— start —

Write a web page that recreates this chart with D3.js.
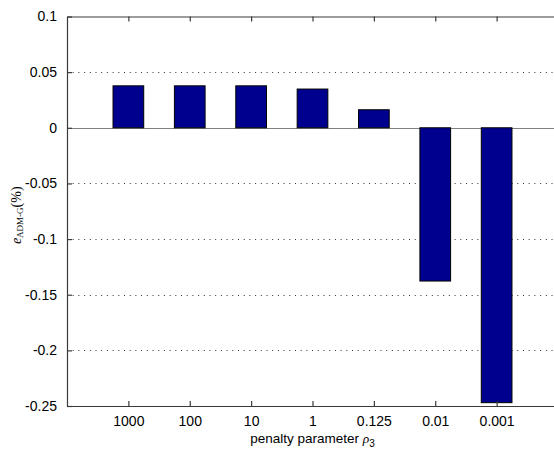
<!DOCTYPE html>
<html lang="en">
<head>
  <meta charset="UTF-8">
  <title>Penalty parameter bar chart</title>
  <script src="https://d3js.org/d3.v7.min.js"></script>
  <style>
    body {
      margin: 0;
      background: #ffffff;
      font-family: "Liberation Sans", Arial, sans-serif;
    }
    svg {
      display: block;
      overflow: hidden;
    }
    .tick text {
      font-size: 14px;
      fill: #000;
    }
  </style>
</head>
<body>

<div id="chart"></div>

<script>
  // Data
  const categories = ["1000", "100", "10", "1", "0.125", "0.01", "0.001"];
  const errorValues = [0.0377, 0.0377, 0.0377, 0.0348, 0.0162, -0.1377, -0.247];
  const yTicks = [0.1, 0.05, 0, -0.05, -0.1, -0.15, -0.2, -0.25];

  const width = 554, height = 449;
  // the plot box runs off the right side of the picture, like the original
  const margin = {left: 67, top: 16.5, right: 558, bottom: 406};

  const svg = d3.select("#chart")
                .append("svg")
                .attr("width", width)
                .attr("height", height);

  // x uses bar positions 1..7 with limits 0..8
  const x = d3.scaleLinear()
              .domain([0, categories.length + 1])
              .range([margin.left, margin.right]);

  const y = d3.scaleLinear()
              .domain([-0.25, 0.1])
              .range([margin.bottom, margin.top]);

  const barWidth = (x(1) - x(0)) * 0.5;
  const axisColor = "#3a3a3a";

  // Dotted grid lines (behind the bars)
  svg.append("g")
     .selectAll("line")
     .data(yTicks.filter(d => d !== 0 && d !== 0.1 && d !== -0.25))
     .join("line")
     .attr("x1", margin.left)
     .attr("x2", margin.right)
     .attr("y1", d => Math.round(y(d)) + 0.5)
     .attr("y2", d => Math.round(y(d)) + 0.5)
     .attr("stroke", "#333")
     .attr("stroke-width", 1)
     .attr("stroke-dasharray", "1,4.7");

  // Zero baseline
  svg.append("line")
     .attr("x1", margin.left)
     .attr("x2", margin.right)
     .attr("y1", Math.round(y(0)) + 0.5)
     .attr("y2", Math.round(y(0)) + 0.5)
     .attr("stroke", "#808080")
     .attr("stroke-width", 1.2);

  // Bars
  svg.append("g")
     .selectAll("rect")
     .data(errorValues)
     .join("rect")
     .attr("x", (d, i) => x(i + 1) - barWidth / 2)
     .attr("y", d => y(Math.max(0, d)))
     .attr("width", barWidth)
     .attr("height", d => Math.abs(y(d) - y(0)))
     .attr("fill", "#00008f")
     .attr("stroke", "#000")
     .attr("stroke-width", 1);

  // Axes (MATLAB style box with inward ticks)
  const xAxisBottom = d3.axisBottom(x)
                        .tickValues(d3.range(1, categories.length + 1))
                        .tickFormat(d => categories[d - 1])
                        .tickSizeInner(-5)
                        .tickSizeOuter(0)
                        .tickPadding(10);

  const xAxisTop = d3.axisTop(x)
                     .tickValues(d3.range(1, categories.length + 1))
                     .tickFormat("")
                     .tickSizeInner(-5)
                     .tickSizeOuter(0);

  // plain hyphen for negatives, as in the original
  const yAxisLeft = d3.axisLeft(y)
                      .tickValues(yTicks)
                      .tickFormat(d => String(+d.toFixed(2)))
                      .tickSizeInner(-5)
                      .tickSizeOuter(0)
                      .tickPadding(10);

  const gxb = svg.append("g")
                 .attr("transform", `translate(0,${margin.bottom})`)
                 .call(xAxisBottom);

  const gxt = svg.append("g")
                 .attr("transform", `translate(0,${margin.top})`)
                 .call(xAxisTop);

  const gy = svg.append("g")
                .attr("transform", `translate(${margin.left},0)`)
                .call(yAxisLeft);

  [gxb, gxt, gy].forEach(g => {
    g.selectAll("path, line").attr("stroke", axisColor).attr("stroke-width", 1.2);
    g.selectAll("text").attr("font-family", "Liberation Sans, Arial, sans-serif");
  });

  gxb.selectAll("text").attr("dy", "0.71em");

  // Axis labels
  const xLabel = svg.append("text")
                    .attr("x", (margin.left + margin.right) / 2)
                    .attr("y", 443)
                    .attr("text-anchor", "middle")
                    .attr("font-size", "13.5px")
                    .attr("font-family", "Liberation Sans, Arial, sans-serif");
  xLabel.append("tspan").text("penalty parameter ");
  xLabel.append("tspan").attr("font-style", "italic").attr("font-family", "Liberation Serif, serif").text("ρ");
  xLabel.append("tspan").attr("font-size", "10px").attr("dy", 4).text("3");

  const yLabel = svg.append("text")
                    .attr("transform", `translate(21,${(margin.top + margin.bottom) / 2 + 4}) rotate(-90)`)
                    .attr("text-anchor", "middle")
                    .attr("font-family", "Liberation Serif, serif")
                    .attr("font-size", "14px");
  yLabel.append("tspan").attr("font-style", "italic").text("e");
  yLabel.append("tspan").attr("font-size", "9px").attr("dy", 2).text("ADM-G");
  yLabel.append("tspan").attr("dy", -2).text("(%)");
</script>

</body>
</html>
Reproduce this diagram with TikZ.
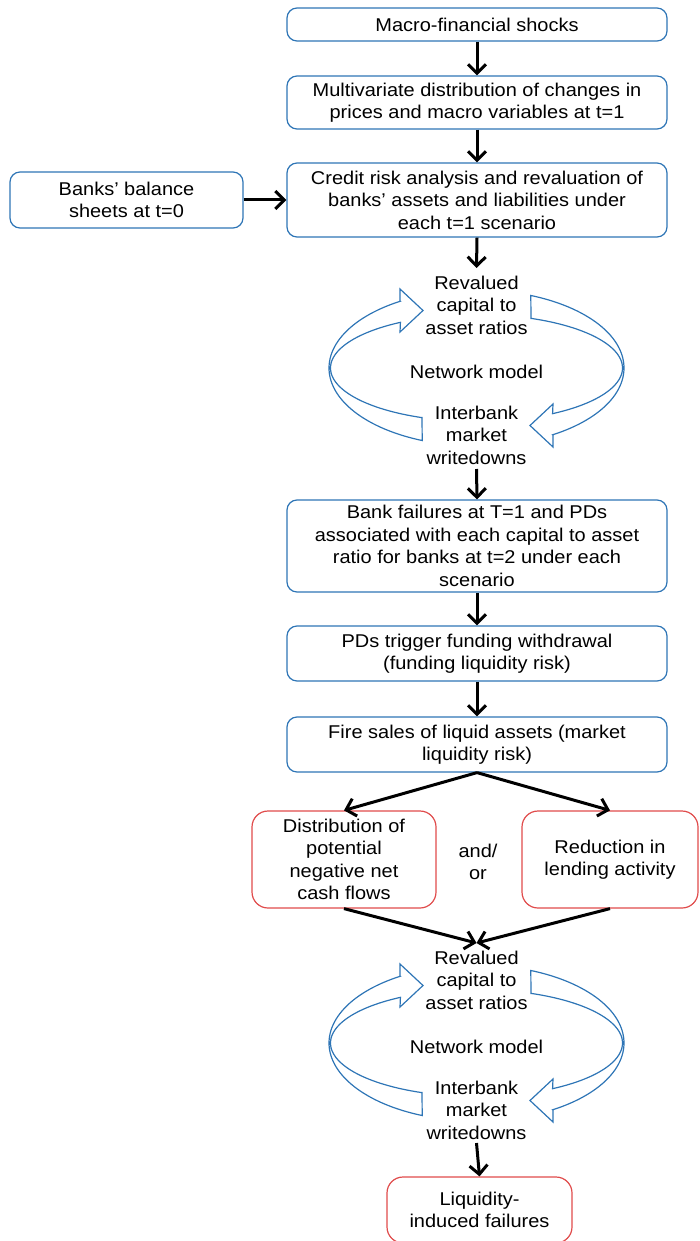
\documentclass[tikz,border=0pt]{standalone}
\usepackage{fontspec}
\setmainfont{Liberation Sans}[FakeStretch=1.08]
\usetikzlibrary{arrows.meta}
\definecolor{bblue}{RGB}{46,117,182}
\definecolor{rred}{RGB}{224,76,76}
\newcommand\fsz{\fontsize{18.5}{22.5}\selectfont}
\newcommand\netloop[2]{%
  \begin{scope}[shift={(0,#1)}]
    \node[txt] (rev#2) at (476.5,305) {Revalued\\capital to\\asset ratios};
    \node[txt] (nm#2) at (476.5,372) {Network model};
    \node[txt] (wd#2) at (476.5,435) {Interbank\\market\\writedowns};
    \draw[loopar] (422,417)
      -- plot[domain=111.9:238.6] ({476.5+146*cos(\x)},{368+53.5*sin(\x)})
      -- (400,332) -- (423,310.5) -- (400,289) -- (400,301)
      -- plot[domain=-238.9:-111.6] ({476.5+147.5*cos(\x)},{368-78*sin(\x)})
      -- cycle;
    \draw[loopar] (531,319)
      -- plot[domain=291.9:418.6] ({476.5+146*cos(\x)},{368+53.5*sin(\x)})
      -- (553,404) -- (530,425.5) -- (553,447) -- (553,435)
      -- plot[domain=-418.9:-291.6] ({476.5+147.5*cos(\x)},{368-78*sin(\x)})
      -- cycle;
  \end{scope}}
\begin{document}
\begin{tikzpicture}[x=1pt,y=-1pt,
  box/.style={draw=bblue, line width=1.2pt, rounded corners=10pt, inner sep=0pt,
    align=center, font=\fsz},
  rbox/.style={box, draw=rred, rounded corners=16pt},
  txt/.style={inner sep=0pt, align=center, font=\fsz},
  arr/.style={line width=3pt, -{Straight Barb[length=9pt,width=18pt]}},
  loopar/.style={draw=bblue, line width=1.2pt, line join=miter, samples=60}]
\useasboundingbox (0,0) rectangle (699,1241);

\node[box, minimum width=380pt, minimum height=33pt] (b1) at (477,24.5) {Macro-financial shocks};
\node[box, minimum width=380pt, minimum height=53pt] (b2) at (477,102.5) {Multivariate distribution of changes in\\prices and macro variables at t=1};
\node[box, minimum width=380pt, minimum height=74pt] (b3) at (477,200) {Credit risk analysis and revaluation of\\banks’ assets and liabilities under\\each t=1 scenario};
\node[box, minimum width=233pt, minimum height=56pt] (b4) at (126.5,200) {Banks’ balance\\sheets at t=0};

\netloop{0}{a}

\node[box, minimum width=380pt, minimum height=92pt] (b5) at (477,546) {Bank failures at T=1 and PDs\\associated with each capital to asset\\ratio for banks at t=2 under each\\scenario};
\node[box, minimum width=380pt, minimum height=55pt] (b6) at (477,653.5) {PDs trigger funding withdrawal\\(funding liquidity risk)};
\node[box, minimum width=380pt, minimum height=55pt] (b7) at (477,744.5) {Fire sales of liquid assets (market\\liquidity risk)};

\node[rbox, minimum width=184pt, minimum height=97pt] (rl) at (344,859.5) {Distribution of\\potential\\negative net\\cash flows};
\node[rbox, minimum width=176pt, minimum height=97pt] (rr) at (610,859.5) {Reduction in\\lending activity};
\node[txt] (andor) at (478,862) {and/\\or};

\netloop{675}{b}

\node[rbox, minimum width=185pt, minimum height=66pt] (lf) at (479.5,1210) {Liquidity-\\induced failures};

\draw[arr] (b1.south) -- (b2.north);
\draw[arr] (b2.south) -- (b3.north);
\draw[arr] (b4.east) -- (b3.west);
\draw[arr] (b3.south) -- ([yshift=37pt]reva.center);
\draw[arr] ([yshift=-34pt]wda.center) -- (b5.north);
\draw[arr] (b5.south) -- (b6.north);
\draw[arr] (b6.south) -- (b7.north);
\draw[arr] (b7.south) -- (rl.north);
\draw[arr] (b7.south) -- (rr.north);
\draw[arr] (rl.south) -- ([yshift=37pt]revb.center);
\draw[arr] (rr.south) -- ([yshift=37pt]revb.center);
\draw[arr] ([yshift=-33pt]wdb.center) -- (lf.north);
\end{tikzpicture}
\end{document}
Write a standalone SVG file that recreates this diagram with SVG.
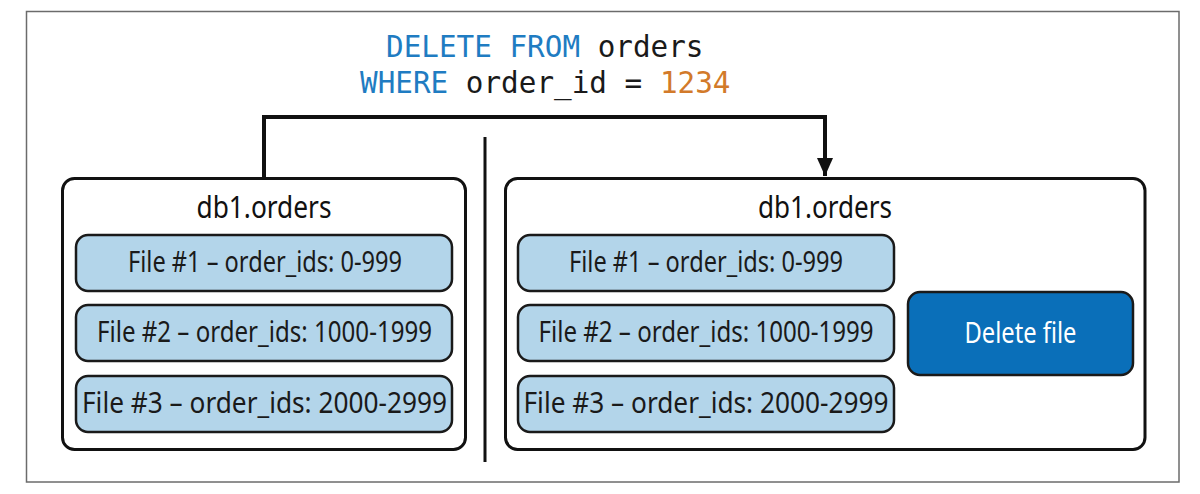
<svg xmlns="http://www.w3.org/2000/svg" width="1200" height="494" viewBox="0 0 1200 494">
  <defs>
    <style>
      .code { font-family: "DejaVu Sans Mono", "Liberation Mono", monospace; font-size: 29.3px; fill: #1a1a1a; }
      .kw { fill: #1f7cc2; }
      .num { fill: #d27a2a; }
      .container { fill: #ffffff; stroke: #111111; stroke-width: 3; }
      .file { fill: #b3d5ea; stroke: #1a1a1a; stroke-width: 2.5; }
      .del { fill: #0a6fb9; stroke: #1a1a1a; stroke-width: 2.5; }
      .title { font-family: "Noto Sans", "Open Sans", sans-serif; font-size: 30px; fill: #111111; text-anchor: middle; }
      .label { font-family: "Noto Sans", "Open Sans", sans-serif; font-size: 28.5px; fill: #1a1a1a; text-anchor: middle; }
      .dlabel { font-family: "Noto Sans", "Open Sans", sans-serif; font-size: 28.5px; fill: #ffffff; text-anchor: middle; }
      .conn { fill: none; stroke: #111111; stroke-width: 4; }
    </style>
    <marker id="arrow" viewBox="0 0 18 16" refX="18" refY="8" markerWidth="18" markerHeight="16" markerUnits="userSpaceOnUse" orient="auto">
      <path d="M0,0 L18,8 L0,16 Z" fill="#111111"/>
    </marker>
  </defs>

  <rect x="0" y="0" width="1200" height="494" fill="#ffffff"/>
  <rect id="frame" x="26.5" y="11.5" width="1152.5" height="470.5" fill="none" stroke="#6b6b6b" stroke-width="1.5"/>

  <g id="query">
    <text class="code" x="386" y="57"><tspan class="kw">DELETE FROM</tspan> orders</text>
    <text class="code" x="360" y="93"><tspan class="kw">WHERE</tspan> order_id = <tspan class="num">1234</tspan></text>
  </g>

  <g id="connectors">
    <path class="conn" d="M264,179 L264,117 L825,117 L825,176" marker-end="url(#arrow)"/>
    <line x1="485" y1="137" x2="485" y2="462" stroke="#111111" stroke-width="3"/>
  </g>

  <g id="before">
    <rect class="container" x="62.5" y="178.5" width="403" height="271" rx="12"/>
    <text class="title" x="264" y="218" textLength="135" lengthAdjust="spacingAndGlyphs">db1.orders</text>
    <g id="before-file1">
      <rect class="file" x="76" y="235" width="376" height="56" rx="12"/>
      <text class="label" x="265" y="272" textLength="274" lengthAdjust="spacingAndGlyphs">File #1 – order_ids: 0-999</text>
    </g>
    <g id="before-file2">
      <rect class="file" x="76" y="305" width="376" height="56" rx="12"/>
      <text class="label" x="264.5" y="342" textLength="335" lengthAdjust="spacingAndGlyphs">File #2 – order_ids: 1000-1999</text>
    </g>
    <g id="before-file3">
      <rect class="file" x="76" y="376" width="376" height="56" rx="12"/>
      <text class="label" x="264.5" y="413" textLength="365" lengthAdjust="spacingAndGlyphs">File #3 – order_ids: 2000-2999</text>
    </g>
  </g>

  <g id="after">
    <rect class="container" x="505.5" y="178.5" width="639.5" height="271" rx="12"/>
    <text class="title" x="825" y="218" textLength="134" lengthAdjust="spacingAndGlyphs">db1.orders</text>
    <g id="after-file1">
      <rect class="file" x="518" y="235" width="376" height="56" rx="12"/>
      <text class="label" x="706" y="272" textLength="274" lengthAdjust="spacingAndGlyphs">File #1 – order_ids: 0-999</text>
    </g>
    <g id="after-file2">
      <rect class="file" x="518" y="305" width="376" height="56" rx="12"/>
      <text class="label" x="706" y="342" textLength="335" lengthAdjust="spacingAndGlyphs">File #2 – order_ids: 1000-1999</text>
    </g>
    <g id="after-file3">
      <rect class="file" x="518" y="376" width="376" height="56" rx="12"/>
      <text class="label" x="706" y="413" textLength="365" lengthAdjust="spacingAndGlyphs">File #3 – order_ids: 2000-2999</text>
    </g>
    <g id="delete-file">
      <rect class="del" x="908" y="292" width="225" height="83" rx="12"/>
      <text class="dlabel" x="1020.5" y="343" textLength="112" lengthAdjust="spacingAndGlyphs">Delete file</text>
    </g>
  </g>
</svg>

— end —

Everything from the line with "Reproduce this diagram with TikZ." down to the line with "(0,0) rectangle (699,1241);" in the data above should be copied exactly, with both end lines kept and the pictures left out.

Finished exercise:
Reproduce this diagram with TikZ.
\documentclass[tikz,border=0pt]{standalone}
\usepackage{fontspec}
\setmainfont{Liberation Sans}[FakeStretch=1.08]
\usetikzlibrary{arrows.meta}
\definecolor{bblue}{RGB}{46,117,182}
\definecolor{rred}{RGB}{224,76,76}
\newcommand\fsz{\fontsize{18.5}{22.5}\selectfont}
\newcommand\netloop[2]{%
  \begin{scope}[shift={(0,#1)}]
    \node[txt] (rev#2) at (476.5,305) {Revalued\\capital to\\asset ratios};
    \node[txt] (nm#2) at (476.5,372) {Network model};
    \node[txt] (wd#2) at (476.5,435) {Interbank\\market\\writedowns};
    \draw[loopar] (422,417)
      -- plot[domain=111.9:238.6] ({476.5+146*cos(\x)},{368+53.5*sin(\x)})
      -- (400,332) -- (423,310.5) -- (400,289) -- (400,301)
      -- plot[domain=-238.9:-111.6] ({476.5+147.5*cos(\x)},{368-78*sin(\x)})
      -- cycle;
    \draw[loopar] (531,319)
      -- plot[domain=291.9:418.6] ({476.5+146*cos(\x)},{368+53.5*sin(\x)})
      -- (553,404) -- (530,425.5) -- (553,447) -- (553,435)
      -- plot[domain=-418.9:-291.6] ({476.5+147.5*cos(\x)},{368-78*sin(\x)})
      -- cycle;
  \end{scope}}
\begin{document}
\begin{tikzpicture}[x=1pt,y=-1pt,
  box/.style={draw=bblue, line width=1.2pt, rounded corners=10pt, inner sep=0pt,
    align=center, font=\fsz},
  rbox/.style={box, draw=rred, rounded corners=16pt},
  txt/.style={inner sep=0pt, align=center, font=\fsz},
  arr/.style={line width=3pt, -{Straight Barb[length=9pt,width=18pt]}},
  loopar/.style={draw=bblue, line width=1.2pt, line join=miter, samples=60}]
\useasboundingbox (0,0) rectangle (699,1241);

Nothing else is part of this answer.